What are Pieces of eight

doubloons are also known as pieces of eight
Pieces of Eight – the Spanish Silver Dollar -The First Global Currency

Pieces of Eight or Spanish Silver dollars were originally part of Spanish currency. However, this monetary unit was spread rapidly around the world because of the huge Spanish empire first established in the 15th century and because of the wealth of South American silver mines that made Spain so rich.

By the mid 1500s, the piece of eight was also being called the Spanish silver dollar because it compared in value to the German silver coin, the Thaler.
Spain’s currency unit was based on coinage called the Real, which had been introduced in Spain in the 1300s. The famous piece of eight or peso de ocho was worth eight Reales and had an 8 stamped on the reverse of the coin.

Once the Spanish had discovered the valuable metal deposits of South America, they started to mint their coins in the New World. The silver was mined in the Spanish South American Empire in Mexico Lima and Bolivia.

Much of the silver used for the silver dollar, was extracted from the silver mountain of Potosi in Bolivia using thousands of Native American Indians and African slave labour in appalling conditions. You can identify coinage made in South America rather than Spain because it carries an image of the Pillars of Hercules.

hallmarks guide

The Spanish silver dollar was the most valuable of the silver coins and weighed about 1 oz. In 1566, the more valuable gold escudo was introduced, worth 16 Reales. The gold escudo was often called a doubloon – a slang word for any coin meaning double the value of another. 
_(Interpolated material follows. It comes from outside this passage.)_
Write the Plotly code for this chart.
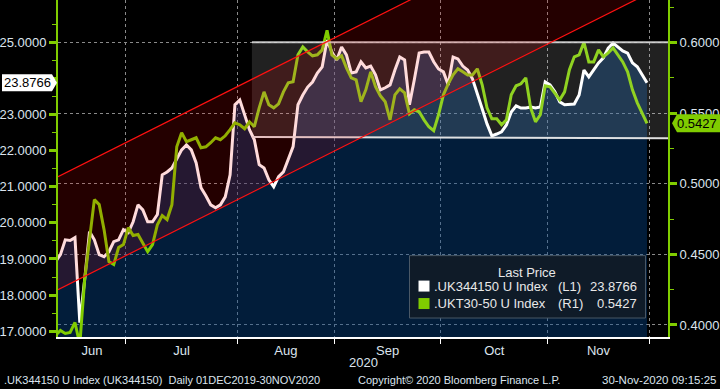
import plotly.graph_objects as go
import pandas as pd

# ---------------- data ----------------
dates = pd.bdate_range("2020-06-10", "2020-11-30", freq="C", holidays=["2020-08-31"])

uk344150 = [
    18.93, 19.12, 19.53, 19.51, 19.59, 17.24, 18.43, 19.76, 19.53, 19.12,
    19.06, 19.20, 19.48, 19.53, 19.81, 19.73, 20.03, 20.50, 20.36, 20.03,
    20.03, 20.23, 21.33, 21.41, 21.52, 21.75, 22.02, 22.16, 22.02, 21.66,
    20.97, 20.75, 20.50, 20.42, 20.50, 20.72, 21.33, 23.27, 23.40, 22.99,
    22.58, 22.30, 21.61, 21.52, 21.19, 21.00, 21.28, 21.41, 21.75, 22.11,
    23.27, 23.54, 23.76, 23.90, 24.15, 24.32, 25.06, 24.73, 24.51, 24.87,
    24.65, 24.15, 24.18, 24.46, 24.29, 24.34, 24.10, 23.68, 23.74, 23.82,
    24.23, 24.59, 24.51, 23.27, 23.96, 24.70, 24.73, 24.73, 24.46, 24.26,
    24.18, 23.82, 24.59, 24.54, 24.34, 24.23, 23.99, 23.60, 23.16, 22.74,
    22.41, 22.46, 22.52, 22.71, 23.07, 23.24, 23.18, 23.18, 23.21, 23.18,
    23.21, 23.90, 23.82, 23.63, 23.35, 23.27, 23.29, 23.29, 23.54, 24.23,
    24.04, 24.23, 24.43, 24.57, 24.84, 24.98, 24.87, 24.76, 24.70, 24.43,
    24.32, 24.10, 23.8766,
]

ukt3050 = [
    0.3926, 0.3961, 0.3940, 0.3947, 0.4018, 0.3862, 0.4322, 0.4604, 0.4887, 0.4852,
    0.4675, 0.4449, 0.4428, 0.4548, 0.4569, 0.4689, 0.4633, 0.4640, 0.4583, 0.4519,
    0.4569, 0.4710, 0.4774, 0.4746, 0.4852, 0.5261, 0.5360, 0.5297, 0.5311, 0.5325,
    0.5254, 0.5261, 0.5290, 0.5325, 0.5311, 0.5339, 0.5382, 0.5431, 0.5417, 0.5389,
    0.5438, 0.5403, 0.5537, 0.5650, 0.5558, 0.5537, 0.5565, 0.5650, 0.5714, 0.5721,
    0.5912, 0.5968, 0.5933, 0.5905, 0.5912, 0.5947, 0.6085, 0.5912, 0.5883, 0.5905,
    0.5820, 0.5749, 0.5735, 0.5580, 0.5664, 0.5792, 0.5686, 0.5622, 0.5580, 0.5452,
    0.5629, 0.5671, 0.5643, 0.5495, 0.5523, 0.5509, 0.5452, 0.5403, 0.5375, 0.5488,
    0.5629, 0.5707, 0.5770, 0.5813, 0.5792, 0.5770, 0.5770, 0.5813, 0.5700, 0.5537,
    0.5459, 0.5459, 0.5417, 0.5452, 0.5629, 0.5693, 0.5707, 0.5749, 0.5537, 0.5438,
    0.5488, 0.5693, 0.5686, 0.5643, 0.5594, 0.5650, 0.5806, 0.5898, 0.5912, 0.6000,
    0.5862, 0.5862, 0.5947, 0.5898, 0.5926, 0.5961, 0.5912, 0.5862, 0.5792, 0.5664,
    0.5572, 0.5495, 0.5427,
]

LAST_L1 = 23.8766
LAST_R1 = 0.5427

month_labels = ["Jun", "Jul", "Aug", "Sep", "Oct", "Nov"]
month_label_pos = ["2020-06-19 12:00", "2020-07-16 00:00", "2020-08-14 12:00",
                   "2020-09-15 12:00", "2020-10-15 12:00", "2020-11-16 00:00"]
month_bounds = ["2020-06-30 12:00", "2020-07-31 12:00", "2020-08-28 12:00",
                "2020-09-30 12:00", "2020-10-30 12:00", "2020-11-30 12:00"]

left_ticks = [17, 18, 19, 20, 21, 22, 23, 24, 25]
left_ticktext = ["17.0000", "18.0000", "19.0000", "20.0000", "21.0000",
                 "22.0000", "23.0000", "", "25.0000"]
left_minor = [16.5, 17.5, 18.5, 19.5, 20.5, 21.5, 22.5, 23.5, 24.5, 25.5]
right_ticks = [0.40, 0.45, 0.50, 0.55, 0.60]
right_ticktext = ["0.4000", "0.4500", "0.5000", "0.5500", "0.6000"]
right_minor = [0.425, 0.475, 0.525, 0.575, 0.625]

X_START, X_END = "2020-06-10 12:00", "2020-12-04 08:00"
# trend channel (left-axis values at the two plot edges)
chan_upper = [21.28, 29.755]
chan_lower = [18.15, 26.625]
# rectangle annotation
rect_x0 = "2020-08-05 12:00"
rect_top = [25.00, 25.00]
rect_bot = [22.38, 22.34]

GREEN = "rgb(128,204,0)"
TXT = "#dce4ee"
FONT = "Liberation Sans"


def pd_(s):
    return s.replace(" ", "_")


fig = go.Figure()
fig.add_trace(go.Scatter(
    x=dates, y=uk344150, mode="lines", yaxis="y",
    line=dict(color="white", width=3),
    fill="tozeroy", fillcolor="rgba(5,72,145,0.40)", hoverinfo="skip"))
fig.add_trace(go.Scatter(
    x=dates, y=ukt3050, mode="lines", yaxis="y2",
    line=dict(color=GREEN, width=3), hoverinfo="skip"))

shapes = []
# rectangle overlay
shapes.append(dict(type="path", xref="x", yref="y", layer="above",
                   path=f"M {pd_(rect_x0)},{rect_top[0]} L {pd_(X_END)},{rect_top[1]} "
                        f"L {pd_(X_END)},{rect_bot[1]} L {pd_(rect_x0)},{rect_bot[0]} Z",
                   fillcolor="rgba(255,255,255,0.13)", line=dict(width=0)))
shapes.append(dict(type="line", xref="x", yref="y", layer="above",
                   x0=rect_x0, x1=X_END, y0=rect_top[0], y1=rect_top[1],
                   line=dict(color="rgba(215,215,215,0.9)", width=2)))
shapes.append(dict(type="line", xref="x", yref="y", layer="above",
                   x0=rect_x0, x1=X_END, y0=rect_bot[0], y1=rect_bot[1],
                   line=dict(color="rgba(235,235,235,0.95)", width=2)))
# channel overlay
shapes.append(dict(type="path", xref="x", yref="y", layer="above",
                   path=f"M {pd_(X_START)},{chan_upper[0]} L {pd_(X_END)},{chan_upper[1]} "
                        f"L {pd_(X_END)},{chan_lower[1]} L {pd_(X_START)},{chan_lower[0]} Z",
                   fillcolor="rgba(255,0,0,0.14)", line=dict(width=0)))
for c in (chan_upper, chan_lower):
    shapes.append(dict(type="line", xref="x", yref="y", layer="above",
                       x0=X_START, x1=X_END, y0=c[0], y1=c[1],
                       line=dict(color="#ff1010", width=1.2)))
# last price tags
shapes.append(dict(type="path", xref="paper", xsizemode="pixel", xanchor=0,
                   yref="y", ysizemode="pixel", yanchor=LAST_L1, layer="above",
                   path="M -56,-8.5 L -6,-8.5 L -1,0 L -6,8.5 L -56,8.5 Z",
                   fillcolor="white", line=dict(width=0)))
shapes.append(dict(type="path", xref="paper", xsizemode="pixel", xanchor=1,
                   yref="y2", ysizemode="pixel", yanchor=LAST_R1, layer="above",
                   path="M 4,0 L 9,-9 L 53,-9 L 53,9 L 9,9 Z",
                   fillcolor=GREEN, line=dict(width=0)))


def px(x):
    return (x - 58) / 610.0


def py(y):
    return (337.5 - y) / 337.5


# legend box
shapes.append(dict(type="rect", xref="paper", yref="paper", layer="above",
                   x0=px(409.5), x1=px(645.5), y0=py(318.5), y1=py(256),
                   fillcolor="#0f1b28", line=dict(color="#4a5866", width=1)))
shapes.append(dict(type="rect", xref="paper", yref="paper", layer="above",
                   x0=px(418.5), x1=px(429.5), y0=py(292), y1=py(281),
                   fillcolor="white", line=dict(width=0)))
shapes.append(dict(type="rect", xref="paper", yref="paper", layer="above",
                   x0=px(418.5), x1=px(429.5), y0=py(309.5), y1=py(298.5),
                   fillcolor=GREEN, line=dict(width=0)))

ann = []
f13 = dict(family=FONT, size=13, color="#e8e8e8")
ann.append(dict(xref="paper", yref="paper", x=px(527), y=py(272.5), text="Last Price",
                showarrow=False, font=f13, xanchor="center", yanchor="middle"))
rows = [(".UK344150 U Index", "(L1)", f"{LAST_L1:.4f}", 286.5),
        (".UKT30-50 U Index", "(R1)", f"{LAST_R1:.4f}", 304)]
for name, tag, val, yy in rows:
    ann.append(dict(xref="paper", yref="paper", x=px(432), y=py(yy), text=name,
                    showarrow=False, font=f13, xanchor="left", yanchor="middle"))
    ann.append(dict(xref="paper", yref="paper", x=px(555.5), y=py(yy), text=tag,
                    showarrow=False, font=f13, xanchor="left", yanchor="middle"))
    ann.append(dict(xref="paper", yref="paper", x=px(639), y=py(yy), text=val,
                    showarrow=False, font=f13, xanchor="right", yanchor="middle"))

ann.append(dict(xref="paper", yref="y", x=px(27.5), y=LAST_L1, text=f"{LAST_L1:.4f}",
                showarrow=False, font=dict(family=FONT, size=13, color="black"),
                xanchor="center", yanchor="middle"))
ann.append(dict(xref="paper", yref="y2", x=px(697), y=LAST_R1, text=f"{LAST_R1:.4f}",
                showarrow=False, font=dict(family=FONT, size=13, color="black"),
                xanchor="center", yanchor="middle"))

ann.append(dict(xref="paper", yref="paper", x=px(363), y=py(363), text="2020",
                showarrow=False, font=dict(family=FONT, size=13, color=TXT),
                xanchor="center", yanchor="middle"))
ffoot = dict(family=FONT, size=11, color=TXT)
ann.append(dict(xref="paper", yref="paper", x=px(2), y=py(380.5),
                text=".UK344150 U Index (UK344150)\u00a0\u00a0Daily 01DEC2019-30NOV2020",
                showarrow=False, font=ffoot, xanchor="left", yanchor="middle"))
ann.append(dict(xref="paper", yref="paper", x=px(356), y=py(380.5),
                text="Copyright\u00a9 2020 Bloomberg Finance L.P.",
                showarrow=False, font=ffoot, xanchor="left", yanchor="middle"))
ann.append(dict(xref="paper", yref="paper", x=px(718), y=py(380.5),
                text="30-Nov-2020 09:15:25",
                showarrow=False, font=dict(family=FONT, size=11.5, color=TXT),
                xanchor="right", yanchor="middle"))

grid = dict(gridcolor="#8a8a8a", griddash="3px,3px", gridwidth=1)

fig.update_layout(
    width=720, height=389,
    margin=dict(l=58, r=52, t=0, b=52, pad=0),
    paper_bgcolor="black", plot_bgcolor="black",
    showlegend=False,
    shapes=shapes, annotations=ann,
    xaxis=dict(
        type="date", range=[X_START, X_END],
        rangebreaks=[dict(bounds=["sat", "mon"]), dict(values=["2020-08-31"])],
        tickmode="array", tickvals=month_label_pos, ticktext=month_labels,
        ticks="",
        tickfont=dict(family=FONT, size=13, color=TXT),
        showgrid=False, zeroline=False,
        showline=True, linecolor="white", linewidth=2,
        minor=dict(tickmode="array", tickvals=month_bounds, ticks="outside",
                   ticklen=5, tickwidth=1, tickcolor="white", showgrid=True, **grid),
    ),
    yaxis=dict(
        range=[16.84, 26.17], tickmode="array", tickvals=left_ticks, ticktext=left_ticktext,
        ticks="outside", ticklen=7, tickwidth=3, tickcolor=GREEN,
        tickfont=dict(family=FONT, size=13, color=TXT),
        showgrid=False, zeroline=False,
        showline=True, linecolor=GREEN, linewidth=2,
        minor=dict(tickmode="array", tickvals=left_minor, ticks="outside",
                   ticklen=4, tickwidth=1, tickcolor=GREEN, showgrid=False),
    ),
    yaxis2=dict(
        overlaying="y", side="right",
        range=[0.3915, 0.6300], tickmode="array", tickvals=right_ticks, ticktext=right_ticktext,
        ticks="outside", ticklen=7, tickwidth=3, tickcolor=GREEN,
        tickfont=dict(family=FONT, size=13, color=TXT),
        showgrid=True, zeroline=False, **grid,
        showline=True, linecolor=GREEN, linewidth=2,
        minor=dict(tickmode="array", tickvals=right_minor, ticks="outside",
                   ticklen=4, tickwidth=1, tickcolor=GREEN, showgrid=False),
    ),
)

fig.write_html(
    "out.html",
    config={"displayModeBar": False},
    post_script="document.body.style.margin='0px';document.body.style.overflow='hidden';",
)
Spanish Silver dollars can be seen as the World’s first Global currency. They were used in Spain and the far-flung reaches of the Spanish Empire and were accepted everywhere else as well. They were seen by most people as being most stable currency in the world because there were simply so many of them and because this currency was the one most used for trade.
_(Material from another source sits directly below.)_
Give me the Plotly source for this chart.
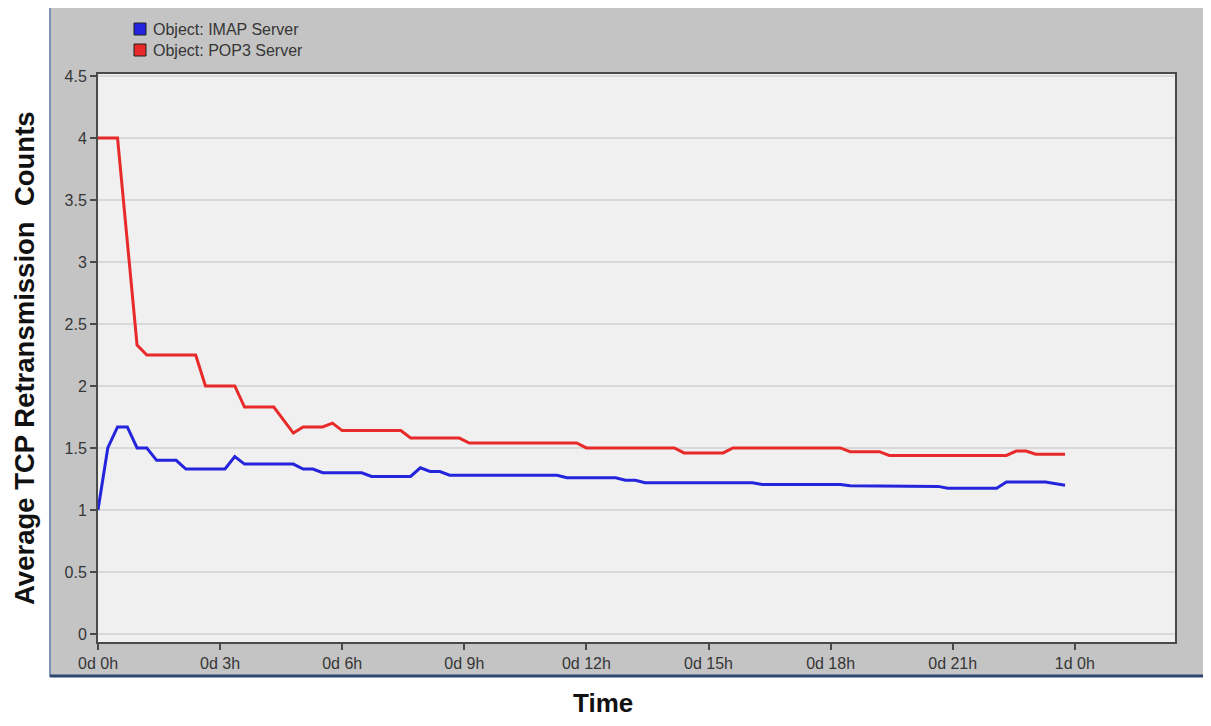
import plotly.graph_objects as go

# vertices of the two OPNET curves, time in hours
IMAP_HOURS = [0, 0.24, 0.48, 0.72, 0.96, 1.20, 1.44, 1.92, 2.16, 3.12, 3.36, 3.60, 4.80, 5.04, 5.28, 5.52,
              6.48, 6.72, 7.68, 7.92, 8.16, 8.40, 8.64, 11.28, 11.52, 12.72, 12.96, 13.20, 13.44, 16.08,
              16.32, 18.24, 18.48, 19.92, 20.16, 20.64, 20.88, 22.08, 22.32, 23.28, 23.76]
IMAP_COUNTS = [1.0, 1.50, 1.67, 1.67, 1.50, 1.50, 1.40, 1.40, 1.33, 1.33, 1.43, 1.37, 1.37, 1.33, 1.33, 1.30,
               1.30, 1.27, 1.27, 1.34, 1.31, 1.31, 1.28, 1.28, 1.26, 1.26, 1.24, 1.24, 1.22, 1.22,
               1.205, 1.205, 1.195, 1.195, 1.19, 1.19, 1.175, 1.175, 1.225, 1.225, 1.20]

POP3_HOURS = [0, 0.48, 0.96, 1.20, 2.40, 2.64, 3.36, 3.60, 4.32, 4.80, 5.04, 5.52, 5.76, 6.00, 7.44, 7.68,
              8.88, 9.12, 11.76, 12.00, 14.16, 14.40, 15.36, 15.60, 18.24, 18.48, 19.20, 19.44, 22.32,
              22.56, 22.80, 23.04, 23.76]
POP3_COUNTS = [4.0, 4.0, 2.33, 2.25, 2.25, 2.0, 2.0, 1.83, 1.83, 1.62, 1.67, 1.67, 1.70, 1.64, 1.64, 1.58,
               1.58, 1.54, 1.54, 1.50, 1.50, 1.46, 1.46, 1.50, 1.50, 1.47, 1.47, 1.44, 1.44,
               1.475, 1.475, 1.45, 1.45]

X_TICKS = [0, 3, 6, 9, 12, 15, 18, 21, 24]
X_TICK_TEXT = ["0d 0h", "0d 3h", "0d 6h", "0d 9h", "0d 12h", "0d 15h", "0d 18h", "0d 21h", "1d 0h"]
Y_TICKS = [0, 0.5, 1, 1.5, 2, 2.5, 3, 3.5, 4, 4.5]

BLUE = "#2424dc"
RED = "#e82a2a"
PANEL = "#c4c4c4"
PLOT_BG = "#f0f0f0"
GRID = "#d9d9d9"
AXIS = "#4a4a4a"
TEXT = "#363636"
FONT = "Liberation Sans, Arial"

# the page body has an 8px margin, so the figure is drawn 8px in from the window corner
OFF = 8
W, H = 1211 - OFF, 726 - 2 * OFF
L, R, T, B = 98, 1175, 74, 642  # plot area in window pixels


def px(x):
    return (x - L) / (R - L)


def py(y):
    return (B - y) / (B - T)


fig = go.Figure()
fig.add_trace(go.Scatter(x=IMAP_HOURS, y=IMAP_COUNTS, mode="lines", line={"color": BLUE, "width": 3},
                         name="Object: IMAP Server", showlegend=False))
fig.add_trace(go.Scatter(x=POP3_HOURS, y=POP3_COUNTS, mode="lines", line={"color": RED, "width": 3},
                         name="Object: POP3 Server", showlegend=False))

shapes = [
    # grey window panel, then the light plot area on top of it
    dict(type="rect", xref="paper", yref="paper", x0=px(50), x1=px(1208), y0=py(676), y1=py(6),
         fillcolor=PANEL, line={"color": "#7d93b5", "width": 2}, layer="below"),
    dict(type="line", xref="paper", yref="paper", x0=px(50), x1=px(1208), y0=py(676), y1=py(676),
         line={"color": "#2e4670", "width": 3}, layer="below"),
    dict(type="line", xref="paper", yref="paper", x0=px(1208), x1=px(1208), y0=py(676), y1=py(6),
         line={"color": "#2e4670", "width": 2}, layer="below"),
    dict(type="rect", xref="paper", yref="paper", x0=0, x1=1, y0=0, y1=1,
         fillcolor=PLOT_BG, line={"width": 0}, layer="below"),
]
annotations = []
for i, (name, color) in enumerate([("Object: IMAP Server", BLUE), ("Object: POP3 Server", RED)]):
    yc = 29 + i * 21
    shapes.append(dict(type="rect", xref="paper", yref="paper", x0=px(134), x1=px(146),
                       y0=py(yc + 6), y1=py(yc - 6), fillcolor=color,
                       line={"color": "#202020", "width": 1}))
    annotations.append(dict(text=name, xref="paper", yref="paper", x=px(151), y=py(yc),
                            xanchor="left", yanchor="middle", showarrow=False,
                            font={"size": 16, "color": TEXT, "family": FONT}))

annotations.append(dict(text="<b>Average TCP Retransmission  Counts</b>", textangle=-90,
                        xref="paper", yref="paper", x=px(24), y=py(358), showarrow=False,
                        xanchor="center", yanchor="middle",
                        font={"size": 27.5, "color": "#111111", "family": FONT}))
annotations.append(dict(text="<b>Time</b>", xref="paper", yref="paper", x=px(603), y=py(703),
                        showarrow=False, xanchor="center", yanchor="middle",
                        font={"size": 26, "color": "#111111", "family": FONT}))

fig.update_layout(
    width=W, height=H,
    margin={"l": L - OFF, "r": W - (R - OFF), "t": T - OFF, "b": H - (B - OFF), "pad": 0},
    paper_bgcolor="white",
    plot_bgcolor=PLOT_BG,
    shapes=shapes,
    annotations=annotations,
    font={"family": FONT, "size": 16, "color": TEXT},
)
fig.update_xaxes(
    range=[0, (R - L) / 40.7], tickvals=X_TICKS, ticktext=X_TICK_TEXT,
    ticks="outside", ticklen=6, tickcolor=AXIS, tickwidth=2,
    showgrid=False, zeroline=False, showline=True, mirror=True, linecolor=AXIS, linewidth=2,
    tickfont={"size": 16, "color": TEXT},
)
fig.update_yaxes(
    range=[-0.065, 4.516], tickvals=Y_TICKS,
    ticks="outside", ticklen=6, tickcolor=AXIS, tickwidth=2,
    showgrid=True, gridcolor=GRID, gridwidth=2, zeroline=False,
    showline=True, mirror=True, linecolor=AXIS, linewidth=2,
    tickfont={"size": 16, "color": TEXT},
)

fig.write_html("out.html")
Millions of dollars were minted over the centuries and they were the most widely used coinage of the American colonial period.

The golden age of piracy – between the 1650s to the 1730s did much spread this Spanish currency around and early trade in America was often carried out using silver dollars gained in illicit trading in the West Indies and because of a lack of British coinage.

When the Americans started minting their own coinage in 1792, the Spanish dollars remained more popular because of their higher silver content. They were still in use in America late into the 19th century where their value was equal to that of a US dollar.